Mentre chi sta sostanzialmente bene si preoccupa se dovrà rinunciare a uno-due gradi di temperatura per contenere i consumi, la Fao avverte che ci sono almeno 26 Paesi (e decine di milioni di persone) che non sapranno cosa mangiare. La stessa Fao ha richiamato l’attenzione sul fatto che i prezzi alimentari mondiali hanno raggiunto i “livelli più alti di sempre”. Il sistema agricolo e l’alimentazione nel mondo non sono mai stati così in pericolo. In Medio Oriente e in alcuni Paesi del Nord Africa, denuncia l’Unicef, ci sono aree dove si arriva a importare fino al 90 per cento del cibo che si consuma, e la maggioranza dei bambini soffre di malnutrizione.
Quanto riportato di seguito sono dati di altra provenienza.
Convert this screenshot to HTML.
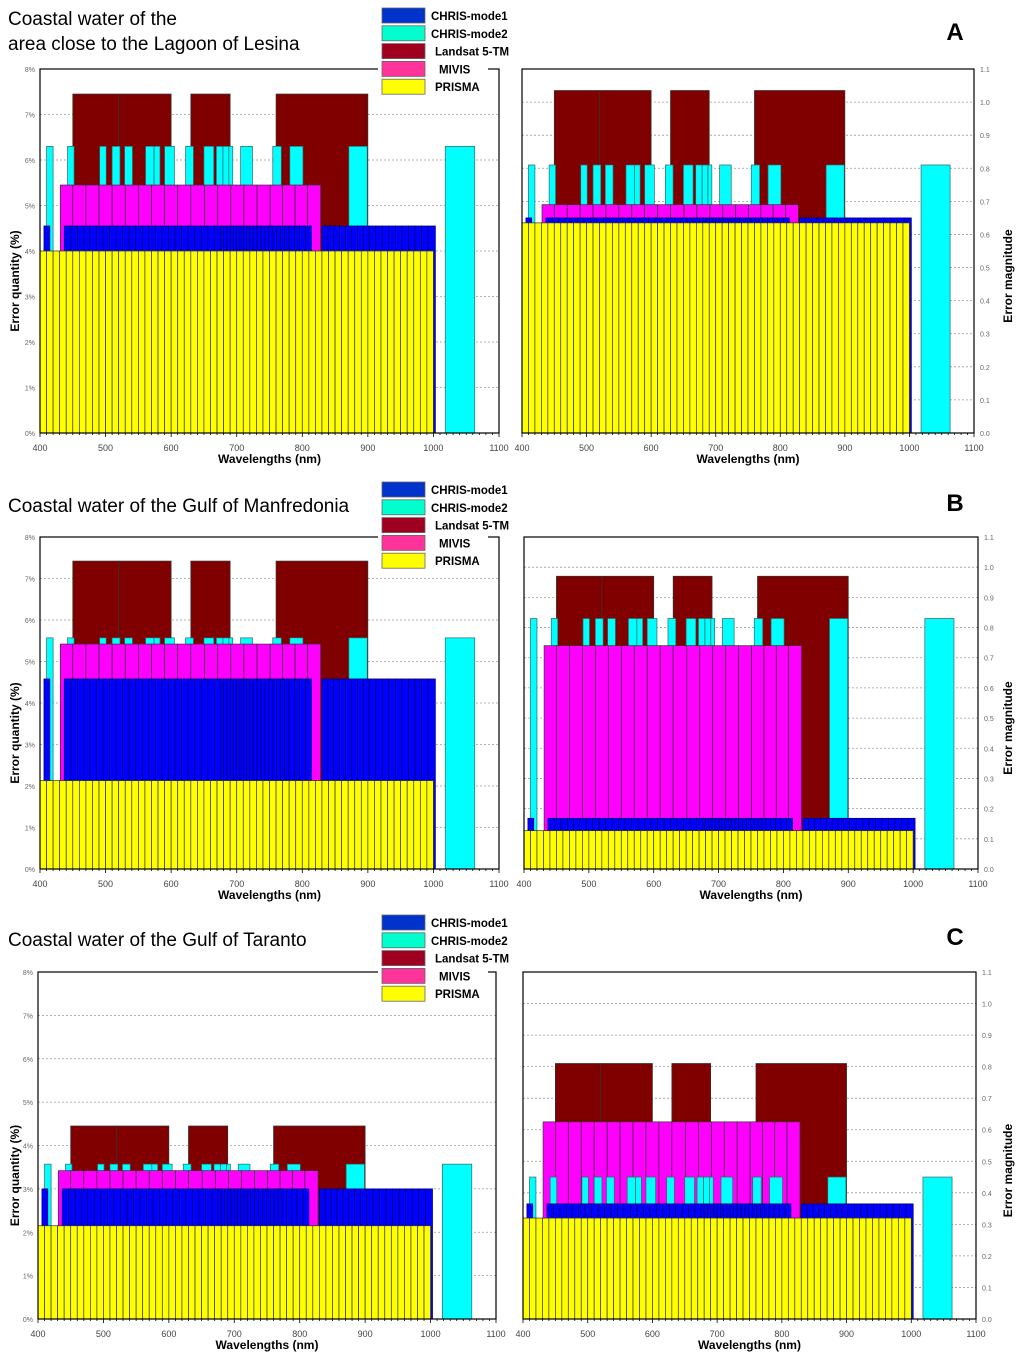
<!DOCTYPE html>
<html><head><meta charset="utf-8"><style>
html,body{margin:0;padding:0;background:#fff;}
svg{display:block;font-family:"Liberation Sans",Arial,sans-serif;}
</style></head><body>
<svg id="chart" width="1024" height="1360" viewBox="0 0 1024 1360" xmlns="http://www.w3.org/2000/svg"></svg>
<script>
// ---- data ----
const sensors = ["CHRIS-mode1","CHRIS-mode2","Landsat 5-TM","MIVIS","PRISMA"];
const landsatBands = [[450,520],[520,600],[630,690],[760,900]];
const chris2Bands = [[410,420],[442,452],[491,501],[510,522],[529,541],[561,574],[574,583],[590,605],[622,634],[650,665],[669,679],[679,688],[688,694],[706,724],[755,768],[781,801],[871,899],[1018,1063]];
const mivisEdges = [431,450,470,490,510,530,550,570,590,610,630,651,671,691,711,731,751,770,789,808,828];
const chris1Edges = [437,447,457,467,476,486,496,506,516,526,536,546,556,566,576,586,596,606,616,626,636,646,656,666,675,680,685,690,695,700,705,710,715,720,725,731,737,743,749,755,761,767,773,780,788,796,805,814];
const chris1Edges2 = [830,839,848,857,866,875,884,893,902,912,922,932,942,952,962,972,982,992,1003];
const chris1Extra = [[406,415]];
const prismaEdges = [400,410,420,430,440,450,460,470,480,490,500,510,520,530,540,550,560,570,580,590,600,610,620,630,640,650,660,670,680,690,700,710,720,730,740,750,760,770,780,790,800,810,820,830,840,850,860,870,880,890,900,910,920,930,940,950,960,970,980,990,1000];
// heights order: CHRIS-mode1, CHRIS-mode2, Landsat, MIVIS, PRISMA
const heightsALeft  = [4.55, 6.3, 7.45, 5.45, 4.0];
const heightsARight = [0.65, 0.81, 1.035, 0.69, 0.635];
const heightsBLeft  = [4.58, 5.57, 7.42, 5.42, 2.13];
const heightsBRight = [0.168, 0.83, 0.97, 0.74, 0.127];
const heightsCLeft  = [3.0, 3.57, 4.45, 3.42, 2.15];
const heightsCRight = [0.365, 0.45, 0.81, 0.625, 0.32];
const xTicks = [400,500,600,700,800,900,1000,1100];
const pctTicks = [0,1,2,3,4,5,6,7,8];
const magTicks = [0,0.1,0.2,0.3,0.4,0.5,0.6,0.7,0.8,0.9,1.0,1.1];

const NS="http://www.w3.org/2000/svg";
const svg=document.getElementById('chart');
function mk(tag,attrs,parent){const e=document.createElementNS(NS,tag);for(const k in attrs)e.setAttribute(k,attrs[k]);(parent||svg).appendChild(e);return e;}
const colors=["#0000ff","#00ffff","#800000","#ff00ff","#ffff00"];
const strokes=["#000066","#336666","#333","#333","#333"];

function bandsFor(i){
  if(i===0){const b=[];b.push(...chris1Extra);for(let k=0;k<chris1Edges.length-1;k++)b.push([chris1Edges[k],chris1Edges[k+1]]);for(let k=0;k<chris1Edges2.length-1;k++)b.push([chris1Edges2[k],chris1Edges2[k+1]]);return b;}
  if(i===1)return chris2Bands;
  if(i===2)return landsatBands;
  if(i===3){const b=[];for(let k=0;k<mivisEdges.length-1;k++)b.push([mivisEdges[k],mivisEdges[k+1]]);return b;}
  const b=[];for(let k=0;k<prismaEdges.length-1;k++)b.push([prismaEdges[k],prismaEdges[k+1]]);return b;
}

function panel(id,geo,heights,isPct){
  const g=mk('g',{});
  
  
  const ymax=isPct?8:1.1;
  const xs=v=>geo.x0+(v-400)/700*(geo.x1-geo.x0);
  const ys=v=>geo.yb-v/ymax*(geo.yb-geo.yt);
  const ticks=isPct?pctTicks:magTicks;
  ticks.forEach(t=>{
    if(t>0){const l=mk('line',{x1:geo.x0,x2:geo.x1,y1:ys(t),y2:ys(t),stroke:'#999','stroke-width':0.8,'stroke-dasharray':'2,2'},g);
      }
    const tx=mk('text',{x:isPct?geo.x0-5:geo.x1+6,y:ys(t)+3,'font-size':7,fill:'#666','text-anchor':isPct?'end':'start'},g);
    tx.textContent=isPct?(t+'%'):t.toFixed(1);
    
  });
  const order=[0,1,2,3,4].sort((a,b)=>heights[b]-heights[a]);
  order.forEach(i=>{
    const sg=mk('g',{},g);
    
    
    bandsFor(i).forEach(b=>{
      const r=mk('rect',{x:xs(b[0]),y:ys(heights[i]),width:xs(b[1])-xs(b[0]),height:ys(0)-ys(heights[i]),fill:colors[i],stroke:strokes[i],'stroke-width':0.7},sg);
      
    });
  });
  const fr=mk('rect',{x:geo.x0,y:geo.yt,width:geo.x1-geo.x0,height:geo.yb-geo.yt,fill:'none',stroke:'#000','stroke-width':1.2},g);
  
  for(let w=400;w<=1100;w+=10){
    const l=mk('line',{x1:xs(w),x2:xs(w),y1:geo.yb,y2:geo.yb+(w%100===0?4:2),stroke:'#000','stroke-width':0.8},g);
    
  }
  xTicks.forEach(t=>{
    const tx=mk('text',{x:xs(t),y:geo.yb+18,'font-size':9,fill:'#444','text-anchor':'middle'},g);
    tx.textContent=t;
  });
  const xt=mk('text',{x:(geo.x0+geo.x1)/2,y:geo.yb+30,'font-size':12,'font-weight':'bold','text-anchor':'middle'},g);
  xt.textContent='Wavelengths (nm)';
  const cy=(geo.yt+geo.yb)/2+30;
  if(isPct){
    const yt=mk('text',{x:19,y:cy,'font-size':12,'font-weight':'bold','text-anchor':'middle',transform:`rotate(-90 19 ${cy})`},g);
    yt.textContent='Error quantity (%)';
  } else {
    const yy=cy-5;
    const yt=mk('text',{x:1012,y:yy,'font-size':12,'font-weight':'bold','text-anchor':'middle',transform:`rotate(-90 1012 ${yy})`},g);
    yt.textContent='Error magnitude';
  }
}

function legend(y0){
  const g=mk('g',{});
  
  mk('rect',{x:378,y:y0-2,width:110,height:93,fill:'#fff'},g);
  const lc=["#0033cc","#00ffcc","#a00020","#ff3399","#ffff00"];
  sensors.forEach((s,i)=>{
    const r=mk('rect',{x:382,y:y0+i*17.8,width:43,height:15,fill:lc[i],stroke:'#666','stroke-width':0.8},g);
    
    const t=mk('text',{x:i>=2?(i===3?439:435):431,y:y0+i*17.8+12,'font-size':11.5,'font-weight':'bold'},g);
    t.textContent=s;
  });
}
function title(lines,y,letter,ly){
  lines.forEach((l,i)=>{const t=mk('text',{x:8,y:y+i*25,'font-size':19});t.textContent=l;
    });
  const L=mk('text',{x:955,y:ly,'font-size':24,'font-weight':'bold','text-anchor':'middle'});
  L.textContent=letter;
}

panel('a-left',{x0:40,x1:499,yt:69,yb:433},heightsALeft,true);
panel('a-right',{x0:522,x1:974,yt:69,yb:433},heightsARight,false);
panel('b-left',{x0:40,x1:499,yt:537,yb:869},heightsBLeft,true);
panel('b-right',{x0:524,x1:978,yt:537,yb:869},heightsBRight,false);
panel('c-left',{x0:38,x1:496,yt:972,yb:1319},heightsCLeft,true);
panel('c-right',{x0:523,x1:976,yt:972,yb:1319},heightsCRight,false);
legend(8);legend(482);legend(915);
title(["Coastal water of the","area close to the Lagoon of Lesina"],25,'A',40);
title(["Coastal water of the Gulf of Manfredonia"],512,'B',511);
title(["Coastal water of the Gulf of Taranto"],946,'C',945);
</script>
</body></html>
Situa-zione che adesso rischia di precipitare nella carestia a causa della combinazione degli effetti della guerra, comprese le sanzioni nei confronti di Russia e Bielorussia, e le ritorsioni nei confronti delle sanzioni. “Prima degli aumenti dei prezzi alimentari dell’ultimo anno e mezzo – ha commentato Jeffrey Sachs, economista della Columbia University e presidente del gruppo di lavoro sullo sviluppo sostenibile dell’Onu – circa 3 miliardi di persone erano povere al punto di non avere un’alimentazione sana. Con la guerra il numero crescerà probabilmente di una cifra compresa tra i 500 milioni e il miliardo. Metà della popolazione terrestre è in difficoltà anche gravissime. Togliere dal mercato un terzo delle forniture di grano, tale è il contributo di Russia e Ucraina, è una condizione che non può durare”. Per comprendere quanto siano interdipendenti gli Stati, basterebbe ricordare che la guerra in Ucraina sta avendo ripercussioni pesantissime per lo Yemen dove, dopo 7 anni di guerra civile, il conflitto europeo ha aggravato ulteriormente la situazione, mettendo in crisi le già ridotte importazioni di grano e olio da cucina. Fino ad oggi infatti lo Yemen (30 milioni di abitanti) importava circa il 42 per cento del grano direttamente dall’Ucraina. La conseguenza immediata è il drammatico aumento dei prezzi, a cui una popolazione senza lavoro e altri mezzi di sostentamento, non può di certo far fronte. Solo nella prima settimana dallo scoppio del conflitto in Ucraina, nella capitale Sana’a il prezzo del pane è aumentato di oltre un terzo.

Ai problemi del conflitto, la crisi alimentare aggiunge quelli legati ai cambiamenti climatici. La Coldiretti ha lanciato l’allarme per la raccolta di riso: quello italiano è di primaria importanza, perché costituisce oltre la metà dell’intera produzione europea. Ma il riso si coltiva “allagando” i campi, pratica difficile adesso con una siccità che affligge da mesi soprattutto il Nord Italia. Per mancanza di acqua e per via dei costi dell’energia, le semine potrebbero essere tagliate di oltre 3.000 ettari. I danni maggiori del cambiamento climatico in termini di alluvioni, ondate di calore, siccità, li pagano i poveri anche per un fattore legato alla demografia. Sono infatti quelle aree a far registrare una crescita esponenziale della popolazione: nel 1980 l’Africa aveva 476 milioni di abitanti, nel 2020 un miliardo e 340 milioni. Come si vede, siamo sempre più interdipendenti, per mettere in crisi un macchinario complesso basta che si rompa un ingranaggio, anche il più piccolo.